The title track is sequenced second.  Its placement after “Misery and Gin” is telling of a pull to return to some sort of earlier state, just as the third track “Make-Up and Faded Blue Jeans,” trading riffs of slick, jazzy electric guitar and light, ’80s soft rock saxophone, returns back to an idea of an urbanized lifestyle that is a requirement to succeed as a professional musician — even as the lyrics speak about relapse and faltering at maintaining a mere image of urban sophistication.  “Back to the Barrooms” has a much more solid “country” foundation than the opener.  Yet if placed side-by-side with an early Haggard classic (“Please Mr.

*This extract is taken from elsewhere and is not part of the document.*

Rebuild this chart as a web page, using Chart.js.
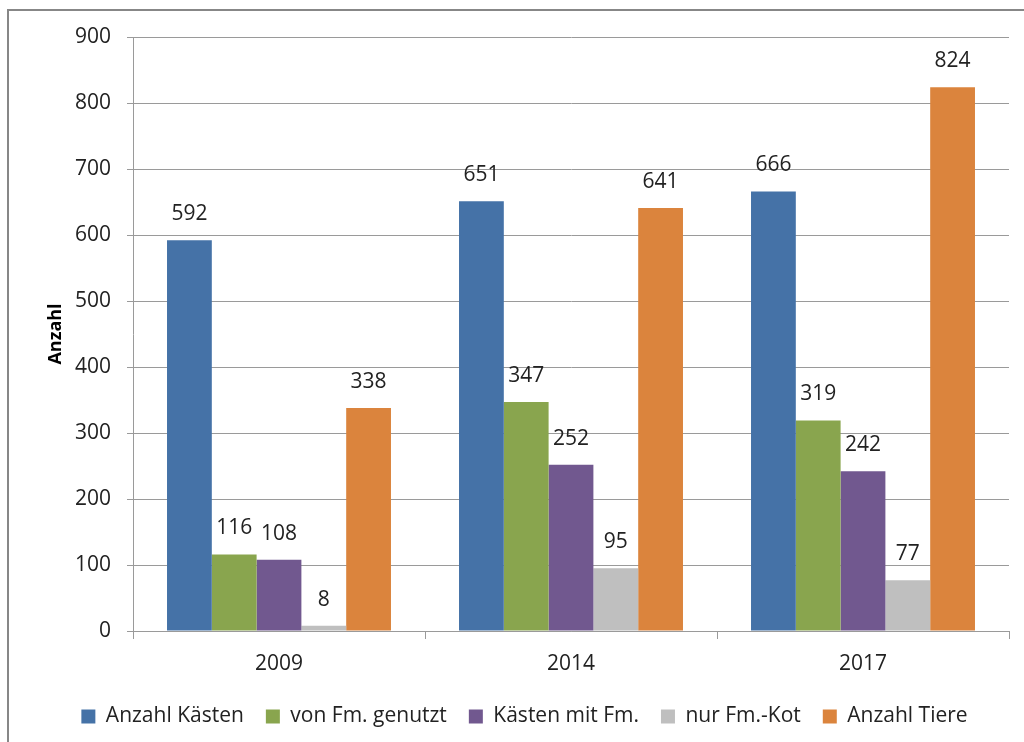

D.J.,” “Mama Tried,” “Swinging Doors”), the formal similarities in song structure give way to pronounced differences in Hag’s phrasing — he’s holding notes longer, leaving less space between verses, and softening the delivery to avoid the harder rhythmic attack of the past.  And the electric guitar and compressed tone of the drums’ sound embrace musical technology (something profoundly urban almost as a matter of course) in a way totally alien to his 1960s and early 70s work.  His earlier recordings tended to use prominent electric guitars to emphasize a sturdy toughness on more rocking, up-tempo numbers (“Workin’ Man Blues,” “I’m Bringin’ Home Good News,” “The Fightin’ Side of Me”), and relied more heavily on acoustic instrumentation to support tender, sensitive ballads (“I Started Loving You Again,” “I Take a Lot of Pride in What I Am,” “Silver Wings,” and even “If We Make It Through December”).  Here, he’s using (then) state-of-the-art technologies to expand upon the ballads and crooning.  This is a surprising — and surprisingly effective — reversal of expectations.

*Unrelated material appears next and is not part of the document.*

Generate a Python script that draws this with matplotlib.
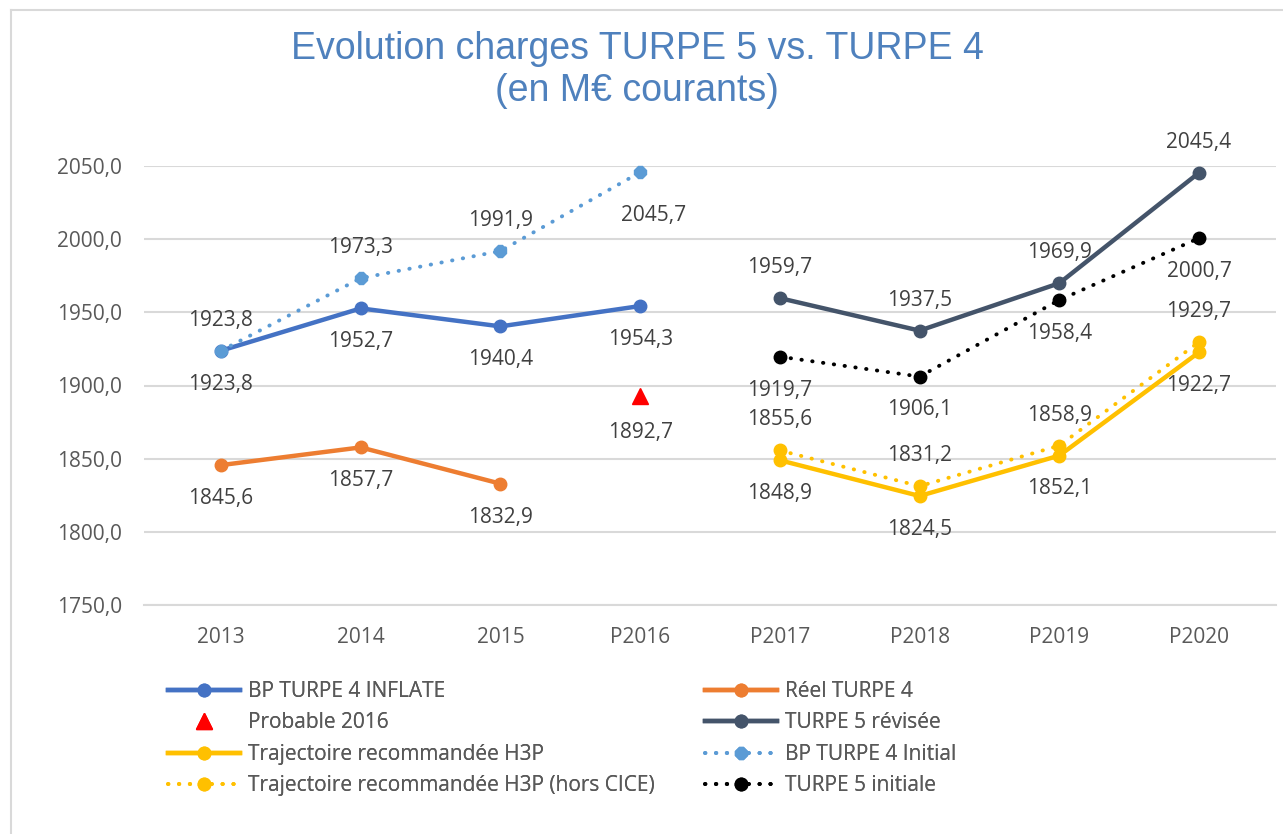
import matplotlib
matplotlib.use("Agg")
import matplotlib.pyplot as plt
from matplotlib.lines import Line2D
from matplotlib.ticker import FuncFormatter
import numpy as np

categories = ["2013", "2014", "2015", "P2016", "P2017", "P2018", "P2019", "P2020"]

bp_inflate = [1923.8, 1952.7, 1940.4, 1954.3, None, None, None, None]
reel_t4 = [1845.6, 1857.7, 1832.9, None, None, None, None, None]
probable_2016 = [None, None, None, 1892.7, None, None, None, None]
t5_revisee = [None, None, None, None, 1959.7, 1937.5, 1969.9, 2045.4]
h3p = [None, None, None, None, 1848.9, 1824.5, 1852.1, 1922.7]
h3p_hors_cice = [None, None, None, None, 1855.6, 1831.2, 1858.9, 1929.7]
bp_initial = [1923.8, 1973.3, 1991.9, 2045.7, None, None, None, None]
t5_initiale = [None, None, None, None, 1919.7, 1906.1, 1958.4, 2000.7]

y_ticks = [1750, 1800, 1850, 1900, 1950, 2000, 2050]

plt.rcParams['font.family'] = ['Open Sans', 'DejaVu Sans']

W, H = 1283, 834
fig = plt.figure(figsize=(W / 100, H / 100), dpi=100)
# partial frame (left and top edges visible)
fig.lines.append(Line2D([11 / W, 11 / W], [0, 1 - 10 / H], transform=fig.transFigure,
                        color="#D9D9D9", lw=1.5))
fig.lines.append(Line2D([11 / W, 1], [1 - 10 / H, 1 - 10 / H], transform=fig.transFigure,
                        color="#D9D9D9", lw=1.5))

ax_l, ax_r = 144, 1276
ax = fig.add_axes([ax_l / W, 1 - 605 / H, (ax_r - ax_l) / W, (605 - 166) / H])
x = np.arange(len(categories))
step = (1199 - 221) / 7.0


def arr(v):
    return np.array([np.nan if a is None else a for a in v], dtype=float)


lw = 3.2
dot = (0, (0.1, 2.7))
series = [
    (bp_inflate, dict(color="#4472C4", lw=lw, marker="o", ms=9), "BP TURPE 4 INFLATE", "below"),
    (reel_t4, dict(color="#ED7D31", lw=lw, marker="o", ms=9), "Réel TURPE 4", "below"),
    (probable_2016, dict(color="#FF0000", lw=0, marker="^", ms=11, linestyle="none"), "Probable 2016", "below"),
    (t5_revisee, dict(color="#44546A", lw=lw, marker="o", ms=9), "TURPE 5 révisée", "above"),
    (h3p, dict(color="#FFC000", lw=lw, marker="o", ms=9), "Trajectoire recommandée H3P", "below"),
    (bp_initial, dict(color="#5B9BD5", lw=2.8, marker="8", ms=9, linestyle=dot,
                      dash_capstyle="round"), "BP TURPE 4 Initial", "above"),
    (h3p_hors_cice, dict(color="#FFC000", lw=2.8, marker="o", ms=9, linestyle=dot,
                         dash_capstyle="round"), "Trajectoire recommandée H3P (hors CICE)", "above"),
    (t5_initiale, dict(color="#000000", lw=2.8, marker="o", ms=9, linestyle=dot,
                       dash_capstyle="round"), "TURPE 5 initiale", "below"),
]

handles = {}
for vals, kw, name, pos in series:
    y = arr(vals)
    h, = ax.plot(x, y, label=name, clip_on=False, zorder=3, **kw)
    handles[name] = h
    for xi, yi in zip(x, y):
        if np.isnan(yi):
            continue
        off = 22 if pos == "above" else -24
        dx = 0
        if name == "BP TURPE 4 Initial" and categories[xi] == "P2016":
            off, dx = -31, 10
        if name == "Probable 2016":
            off = -26
        ax.annotate(f"{yi:.1f}".replace(".", ","), (xi, yi), textcoords="offset points",
                    xytext=(dx, off), ha="center", va="center", fontsize=15, color="#404040")

ax.set_xlim(-(221 - ax_l) / step, 7 + (ax_r - 1199) / step)
ax.set_ylim(1750, 2050)
ax.set_yticks(y_ticks)
ax.yaxis.set_major_formatter(FuncFormatter(lambda v, p: f"{v:.1f}".replace(".", ",")))
ax.set_xticks(x)
ax.set_xticklabels(categories)
ax.tick_params(axis="both", length=0, labelsize=15, labelcolor="#595959")
ax.tick_params(axis="x", pad=16)
ax.tick_params(axis="y", pad=16)
ax.grid(axis="y", color="#D9D9D9", lw=1.5)
ax.set_axisbelow(True)
for s in ["top", "right", "left"]:
    ax.spines[s].set_visible(False)
ax.spines["bottom"].set_color("#D9D9D9")
ax.spines["bottom"].set_linewidth(1.5)

fig.text(637 / W, 1 - 70 / H, "Evolution charges TURPE 5 vs. TURPE 4\n(en M€ courants)",
         ha="center", va="center", fontsize=27, color="#4F81BD",
         family=["Liberation Sans Narrow", "Liberation Sans", "DejaVu Sans"], linespacing=1.2)

col1 = ["BP TURPE 4 INFLATE", "Probable 2016", "Trajectoire recommandée H3P",
        "Trajectoire recommandée H3P (hors CICE)"]
col2 = ["Réel TURPE 4", "TURPE 5 révisée", "BP TURPE 4 Initial", "TURPE 5 initiale"]
leg_kw = dict(loc="upper left", frameon=False, fontsize=15, handlelength=3.45,
              labelspacing=0.5, markerscale=1.0, handletextpad=0.4, borderpad=0,
              borderaxespad=0)
for names, x0 in [(col1, 168), (col2, 705)]:
    leg = fig.legend([handles[n] for n in names], names,
                     bbox_to_anchor=(x0 / W, 1 - 681 / H), **leg_kw)
    for t in leg.get_texts():
        t.set_color("#595959")
    fig.add_artist(leg)

fig.savefig("out.png", dpi=100, facecolor="white")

There are a lot of reasons to dismiss an album like this.  But there are more reasons to dig in and appreciate it as an inspired confluence of supple commercial ambition, gruff obstinance and autobiographical connection.  Much of the album takes on multiple layers of meaning.  It inscribes the hesitations and burdens of stardom with longing for the past and resigned acceptance of how that past was jettisoned along the way.  Haggard always was at his best when his music was straight from the gut and personal.  Yet he rarely sounded so consistently wise and vulnerable at the same time as he does here.  Back to the Barrooms is a portrait of Haggard as neither a graceful success nor a simple nobody, but rather as somebody in an elusive middle ground scrambling to finding meaning in that place of limbo.

Bob Dylan – The Bootleg Series Vol. 5: Live 1975

The Bootleg Series Vol. 5: Live 1975 - The Rolling Thunder Revue

Bob DylanThe Bootleg Series Vol. 5: Live 1975 – The Rolling Thunder Revue Legacy C2K 87047 (2002)


When Bob Dylan embarked on his “Rolling Thunder Revue” in 1975, it was part of his creative renaissance.  It was his second wind after a hum-drum few years at the dawn of the 1970s.  The revue traveled by train and included a laundry list of friends and collaborators, new and old.  Before The Bootleg Series Vol. 5, Hard Rain had already been released documenting the tour.  But Hard Rain was tired and disappointing.  Here, Dylan sounds desperate, in the sense of being urged to go on.

This one opens with a blazing “Tonight I’ll Be Staying Here With You” (a song debuted on Nashville Skyline).  It then drifts into a few rather dated reworkings of old songs.  Dylan’s backing band may feature a lot of big names, but they play a kind of music that often suffers from the worst excesses of the era: ornate guitar wankery, hollow, tinny and effect-laden engineering, and a full and claustrophobic sound that lacks space.  They are basically just self-indulgent hippie jams.  But the end of disc one turns to folk.  This highlights much of what was missing on Hard Rain and much of what came next in Dylan’s career.  He started as a folkie, and he was a good one!  He then went electric, which was what launched him to superstardom.  His contentious concerts of that era would feature some acoustic folk and also electric rock.  His albums of that era mostly did this too.  Later though, particularly from the late 1970s onward, everything was more or less electric.  He was far less successful in a purely rock setting.  For whatever reason, there was only so much rock music that Dylan could put out at one time.  It could be — let’s not forget — that when Dylan went electric it was before the modern rock era.  It was only about a decade out from Elvis and other early rock that was not strictly urban.  As that kind of stuff was left behind, Dylan didn’t adapt particularly well.  Maybe folk seemed equally of the past at times (he did return to it though).  But a set like The Bootleg Series Vol. 5 includes the right amount of folk.  It’s some of the most consistent material here.  For instance, there’s a great “Tangled Up in Blue” here (maybe better than the studio version).  The set wraps with more electric material at the end of disc two.  The last few electric songs work better on average than much of disc one, settling into a sound comparable to contemporary Grateful Dead.  The second disc also features a lot of songs from the not-yet-released Desire, and the whole band seems engaged with the new material.

There is something hard in this music.  It looks back more than forward.  It is like a reaction to the 1960s.  Not everything had gone as planned.  Dylan couldn’t have anticipated his celebrity status.  He probably wouldn’t have expected his career to start slipping in the 70s.  What makes this interesting in how it tries to avoid defeat.  But in doing that you can sense that much more than before the possibility of defeat looms larger in Dylan’s consciousness.  This was it though.  Desire, released a few months later, would be the last truly relevant Dylan album.

[One note about the packaging here.  I checked this out from my library, so something might have been missing from the box, but there appears to be no listing of recording dates or personnel for each song.  Presumably, this is culled from multiple concerts.  It’s quite impossible to tell though.]